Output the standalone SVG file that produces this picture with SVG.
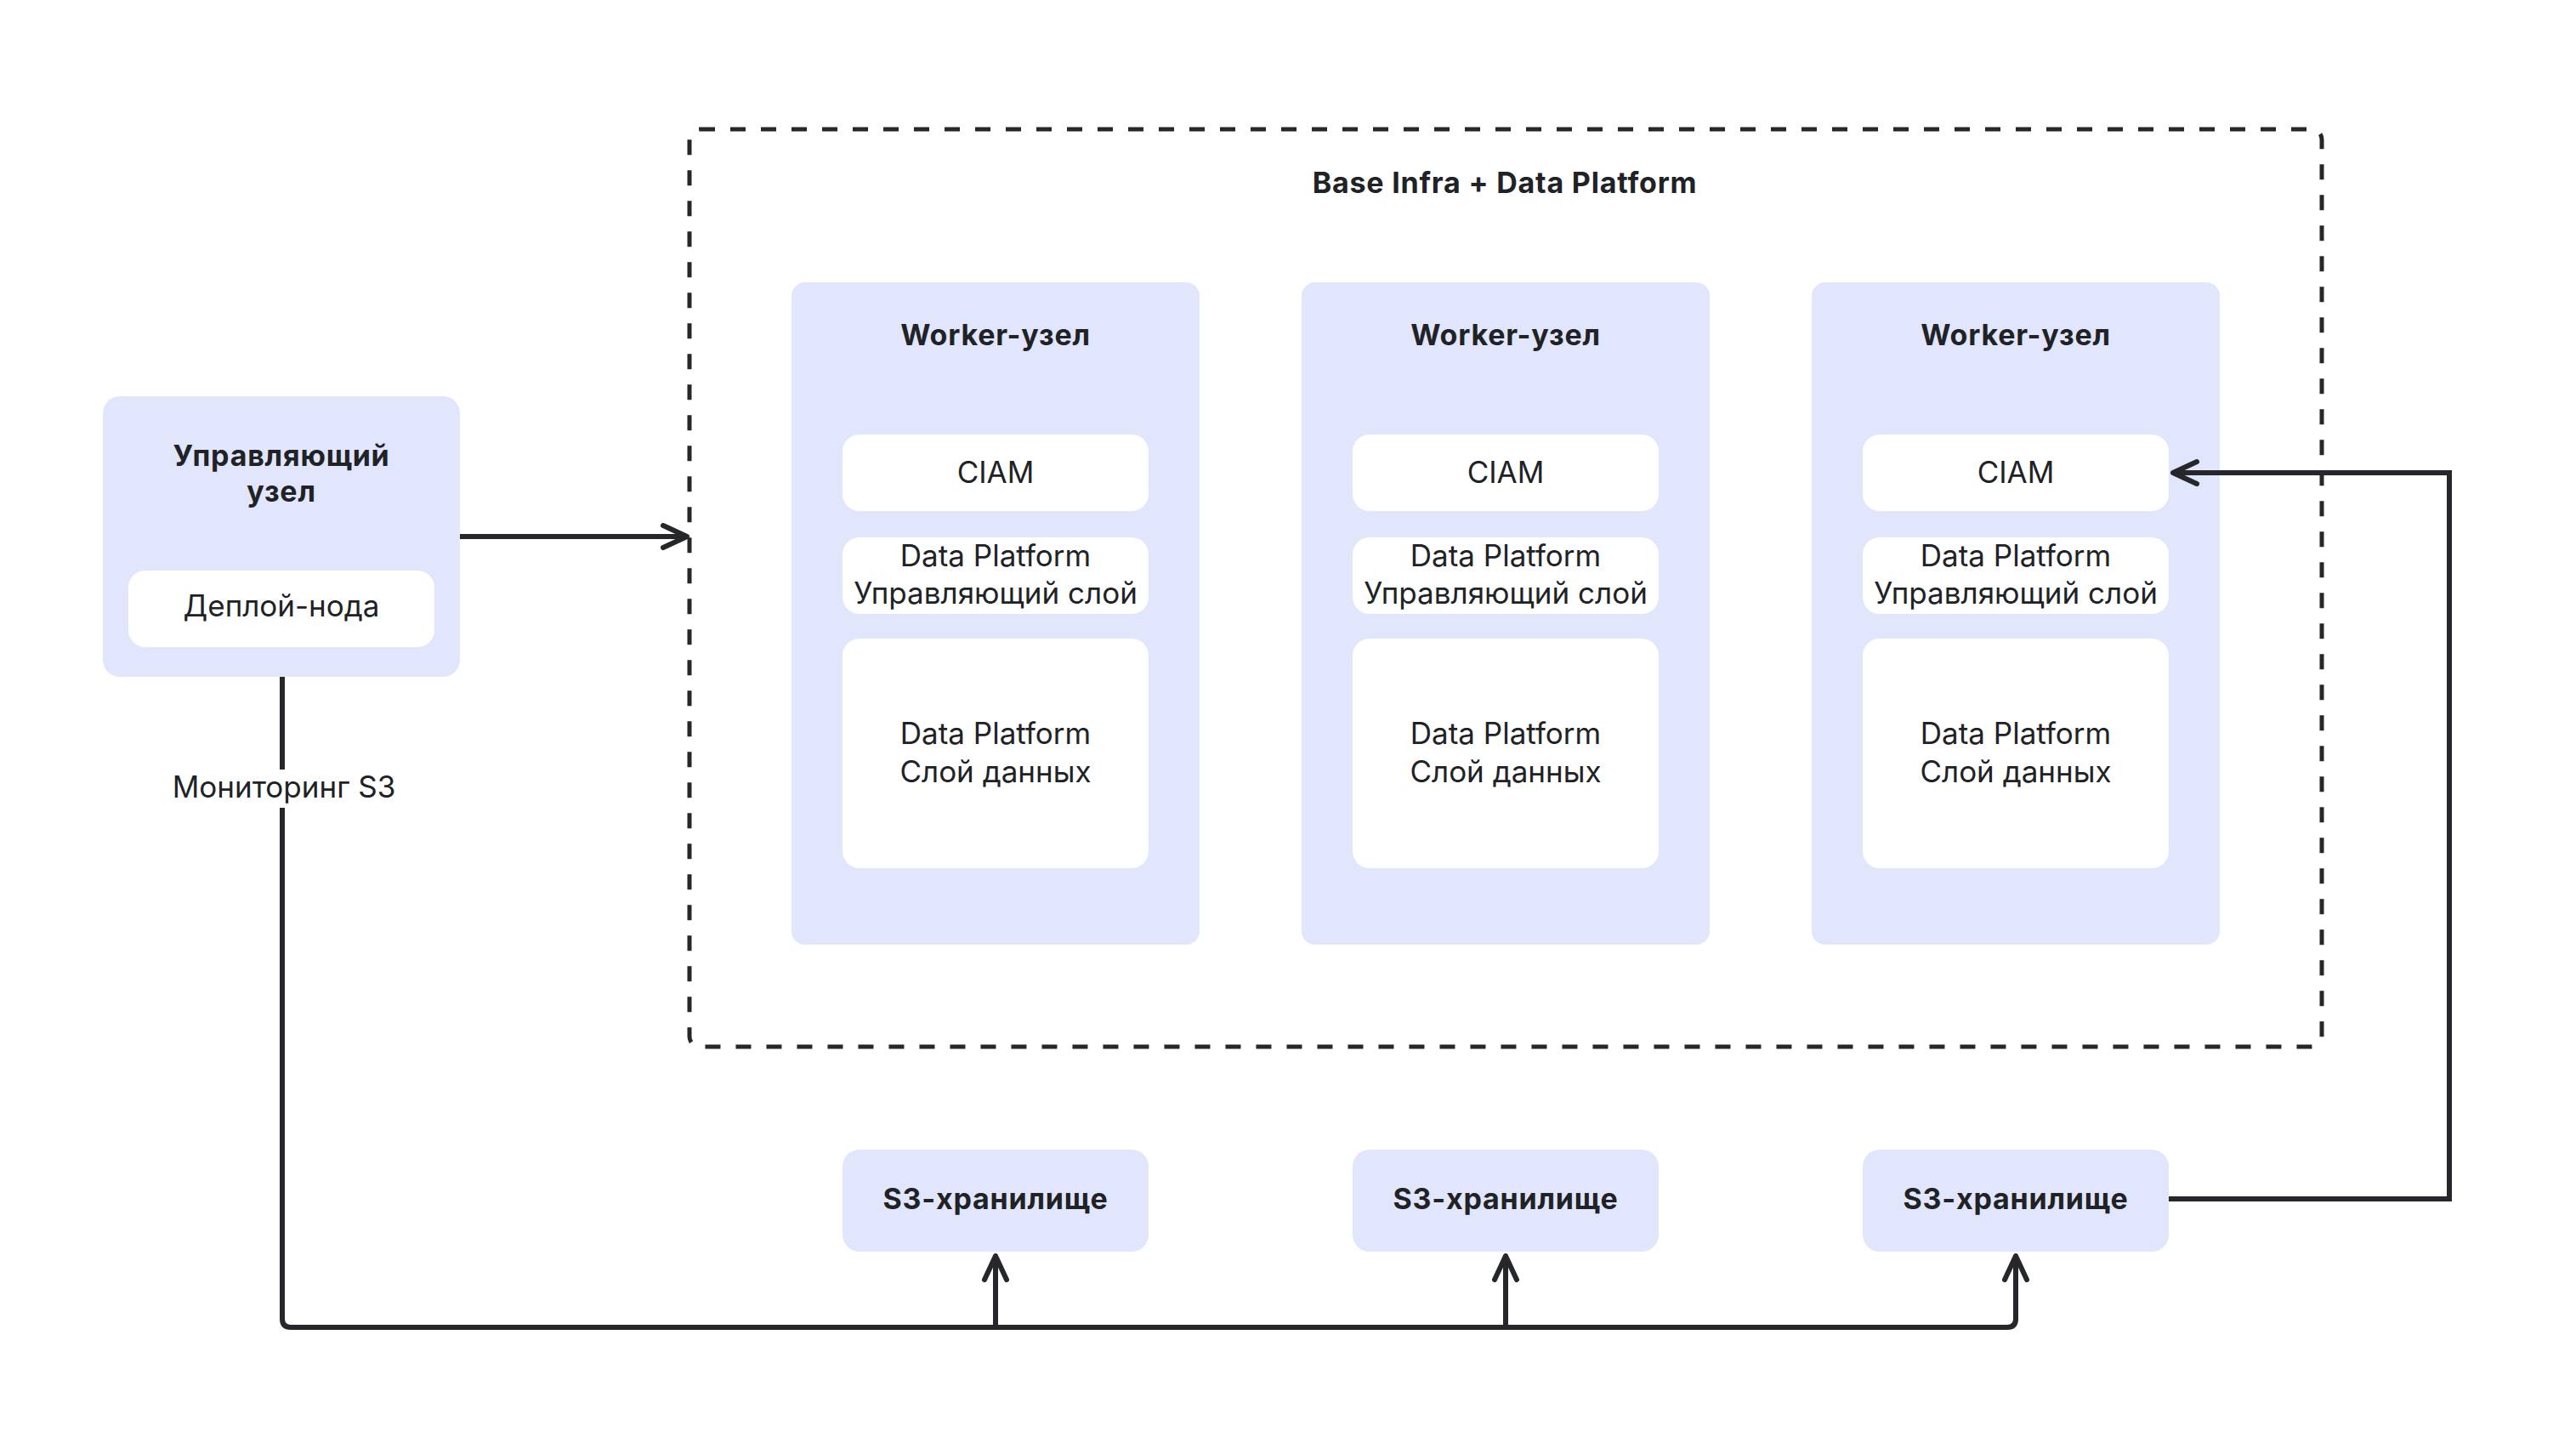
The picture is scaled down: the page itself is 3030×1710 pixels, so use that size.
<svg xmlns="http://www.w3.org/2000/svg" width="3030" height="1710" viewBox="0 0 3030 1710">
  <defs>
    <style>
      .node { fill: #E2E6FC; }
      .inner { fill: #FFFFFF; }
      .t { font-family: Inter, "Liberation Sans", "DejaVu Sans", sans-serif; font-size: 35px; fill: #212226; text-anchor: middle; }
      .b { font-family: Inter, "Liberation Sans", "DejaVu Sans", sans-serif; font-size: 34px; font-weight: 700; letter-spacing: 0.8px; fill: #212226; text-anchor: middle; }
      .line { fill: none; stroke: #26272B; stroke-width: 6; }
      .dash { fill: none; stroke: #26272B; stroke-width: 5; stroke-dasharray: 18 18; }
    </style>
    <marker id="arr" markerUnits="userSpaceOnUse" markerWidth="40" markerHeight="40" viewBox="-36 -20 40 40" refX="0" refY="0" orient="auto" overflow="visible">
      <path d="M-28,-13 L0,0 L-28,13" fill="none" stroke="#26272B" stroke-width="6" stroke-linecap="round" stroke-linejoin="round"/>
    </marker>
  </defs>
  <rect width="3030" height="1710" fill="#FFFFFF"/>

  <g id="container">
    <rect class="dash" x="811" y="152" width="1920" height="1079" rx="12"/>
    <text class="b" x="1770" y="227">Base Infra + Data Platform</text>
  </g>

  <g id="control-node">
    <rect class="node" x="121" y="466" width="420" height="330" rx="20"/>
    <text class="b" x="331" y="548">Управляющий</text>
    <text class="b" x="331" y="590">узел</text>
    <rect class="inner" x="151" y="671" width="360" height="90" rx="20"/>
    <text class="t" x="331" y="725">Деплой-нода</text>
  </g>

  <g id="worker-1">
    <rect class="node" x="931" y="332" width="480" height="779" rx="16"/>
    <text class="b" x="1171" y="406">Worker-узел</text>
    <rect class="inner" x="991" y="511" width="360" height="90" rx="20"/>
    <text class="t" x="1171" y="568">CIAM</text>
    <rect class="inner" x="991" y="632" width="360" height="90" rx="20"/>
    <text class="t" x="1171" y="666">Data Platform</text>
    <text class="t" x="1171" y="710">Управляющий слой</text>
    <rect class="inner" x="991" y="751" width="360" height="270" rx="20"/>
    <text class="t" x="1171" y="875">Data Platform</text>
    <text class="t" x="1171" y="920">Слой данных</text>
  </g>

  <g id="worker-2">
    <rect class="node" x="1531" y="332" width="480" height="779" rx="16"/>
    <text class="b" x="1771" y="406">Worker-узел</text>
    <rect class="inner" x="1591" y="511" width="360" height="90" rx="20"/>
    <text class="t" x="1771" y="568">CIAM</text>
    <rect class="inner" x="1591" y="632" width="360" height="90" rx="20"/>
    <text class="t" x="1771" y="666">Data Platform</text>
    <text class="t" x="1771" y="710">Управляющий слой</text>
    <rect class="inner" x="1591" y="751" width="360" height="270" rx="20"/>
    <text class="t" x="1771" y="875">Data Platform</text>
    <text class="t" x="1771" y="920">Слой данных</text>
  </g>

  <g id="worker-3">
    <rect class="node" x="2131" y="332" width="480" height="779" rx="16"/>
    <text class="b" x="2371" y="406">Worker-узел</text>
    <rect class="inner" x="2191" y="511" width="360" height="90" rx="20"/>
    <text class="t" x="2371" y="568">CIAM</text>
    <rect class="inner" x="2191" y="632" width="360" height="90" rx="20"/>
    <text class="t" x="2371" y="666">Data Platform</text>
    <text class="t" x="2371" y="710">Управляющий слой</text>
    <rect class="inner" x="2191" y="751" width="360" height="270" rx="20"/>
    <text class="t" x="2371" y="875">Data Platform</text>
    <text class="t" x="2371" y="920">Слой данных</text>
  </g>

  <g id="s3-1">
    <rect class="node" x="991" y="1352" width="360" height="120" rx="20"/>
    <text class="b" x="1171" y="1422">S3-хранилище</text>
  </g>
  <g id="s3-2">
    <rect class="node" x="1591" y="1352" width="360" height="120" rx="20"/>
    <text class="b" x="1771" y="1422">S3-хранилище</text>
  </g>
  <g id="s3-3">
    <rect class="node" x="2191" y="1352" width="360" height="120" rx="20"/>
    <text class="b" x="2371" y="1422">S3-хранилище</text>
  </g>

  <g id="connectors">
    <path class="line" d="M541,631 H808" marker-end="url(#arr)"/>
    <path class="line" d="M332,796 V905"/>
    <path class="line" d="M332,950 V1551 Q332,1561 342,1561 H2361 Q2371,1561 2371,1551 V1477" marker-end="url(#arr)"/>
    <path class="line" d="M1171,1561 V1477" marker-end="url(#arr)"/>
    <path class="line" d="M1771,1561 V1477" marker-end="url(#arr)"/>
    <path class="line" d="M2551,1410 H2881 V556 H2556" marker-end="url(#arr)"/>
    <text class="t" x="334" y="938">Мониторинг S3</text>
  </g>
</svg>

* Task *
Repeat the data exactly in full, omitting its pictures.

* Response to the exercise *
Output the standalone SVG file that produces this picture with SVG.
The picture is scaled down: the page itself is 3030×1710 pixels, so use that size.
<svg xmlns="http://www.w3.org/2000/svg" width="3030" height="1710" viewBox="0 0 3030 1710">
  <defs>
    <style>
      .node { fill: #E2E6FC; }
      .inner { fill: #FFFFFF; }
      .t { font-family: Inter, "Liberation Sans", "DejaVu Sans", sans-serif; font-size: 35px; fill: #212226; text-anchor: middle; }
      .b { font-family: Inter, "Liberation Sans", "DejaVu Sans", sans-serif; font-size: 34px; font-weight: 700; letter-spacing: 0.8px; fill: #212226; text-anchor: middle; }
      .line { fill: none; stroke: #26272B; stroke-width: 6; }
      .dash { fill: none; stroke: #26272B; stroke-width: 5; stroke-dasharray: 18 18; }
    </style>
    <marker id="arr" markerUnits="userSpaceOnUse" markerWidth="40" markerHeight="40" viewBox="-36 -20 40 40" refX="0" refY="0" orient="auto" overflow="visible">
      <path d="M-28,-13 L0,0 L-28,13" fill="none" stroke="#26272B" stroke-width="6" stroke-linecap="round" stroke-linejoin="round"/>
    </marker>
  </defs>
  <rect width="3030" height="1710" fill="#FFFFFF"/>

  <g id="container">
    <rect class="dash" x="811" y="152" width="1920" height="1079" rx="12"/>
    <text class="b" x="1770" y="227">Base Infra + Data Platform</text>
  </g>

  <g id="control-node">
    <rect class="node" x="121" y="466" width="420" height="330" rx="20"/>
    <text class="b" x="331" y="548">Управляющий</text>
    <text class="b" x="331" y="590">узел</text>
    <rect class="inner" x="151" y="671" width="360" height="90" rx="20"/>
    <text class="t" x="331" y="725">Деплой-нода</text>
  </g>

  <g id="worker-1">
    <rect class="node" x="931" y="332" width="480" height="779" rx="16"/>
    <text class="b" x="1171" y="406">Worker-узел</text>
    <rect class="inner" x="991" y="511" width="360" height="90" rx="20"/>
    <text class="t" x="1171" y="568">CIAM</text>
    <rect class="inner" x="991" y="632" width="360" height="90" rx="20"/>
    <text class="t" x="1171" y="666">Data Platform</text>
    <text class="t" x="1171" y="710">Управляющий слой</text>
    <rect class="inner" x="991" y="751" width="360" height="270" rx="20"/>
    <text class="t" x="1171" y="875">Data Platform</text>
    <text class="t" x="1171" y="920">Слой данных</text>
  </g>

  <g id="worker-2">
    <rect class="node" x="1531" y="332" width="480" height="779" rx="16"/>
    <text class="b" x="1771" y="406">Worker-узел</text>
    <rect class="inner" x="1591" y="511" width="360" height="90" rx="20"/>
    <text class="t" x="1771" y="568">CIAM</text>
    <rect class="inner" x="1591" y="632" width="360" height="90" rx="20"/>
    <text class="t" x="1771" y="666">Data Platform</text>
    <text class="t" x="1771" y="710">Управляющий слой</text>
    <rect class="inner" x="1591" y="751" width="360" height="270" rx="20"/>
    <text class="t" x="1771" y="875">Data Platform</text>
    <text class="t" x="1771" y="920">Слой данных</text>
  </g>

  <g id="worker-3">
    <rect class="node" x="2131" y="332" width="480" height="779" rx="16"/>
    <text class="b" x="2371" y="406">Worker-узел</text>
    <rect class="inner" x="2191" y="511" width="360" height="90" rx="20"/>
    <text class="t" x="2371" y="568">CIAM</text>
    <rect class="inner" x="2191" y="632" width="360" height="90" rx="20"/>
    <text class="t" x="2371" y="666">Data Platform</text>
    <text class="t" x="2371" y="710">Управляющий слой</text>
    <rect class="inner" x="2191" y="751" width="360" height="270" rx="20"/>
    <text class="t" x="2371" y="875">Data Platform</text>
    <text class="t" x="2371" y="920">Слой данных</text>
  </g>

  <g id="s3-1">
    <rect class="node" x="991" y="1352" width="360" height="120" rx="20"/>
    <text class="b" x="1171" y="1422">S3-хранилище</text>
  </g>
  <g id="s3-2">
    <rect class="node" x="1591" y="1352" width="360" height="120" rx="20"/>
    <text class="b" x="1771" y="1422">S3-хранилище</text>
  </g>
  <g id="s3-3">
    <rect class="node" x="2191" y="1352" width="360" height="120" rx="20"/>
    <text class="b" x="2371" y="1422">S3-хранилище</text>
  </g>

  <g id="connectors">
    <path class="line" d="M541,631 H808" marker-end="url(#arr)"/>
    <path class="line" d="M332,796 V905"/>
    <path class="line" d="M332,950 V1551 Q332,1561 342,1561 H2361 Q2371,1561 2371,1551 V1477" marker-end="url(#arr)"/>
    <path class="line" d="M1171,1561 V1477" marker-end="url(#arr)"/>
    <path class="line" d="M1771,1561 V1477" marker-end="url(#arr)"/>
    <path class="line" d="M2551,1410 H2881 V556 H2556" marker-end="url(#arr)"/>
    <text class="t" x="334" y="938">Мониторинг S3</text>
  </g>
</svg>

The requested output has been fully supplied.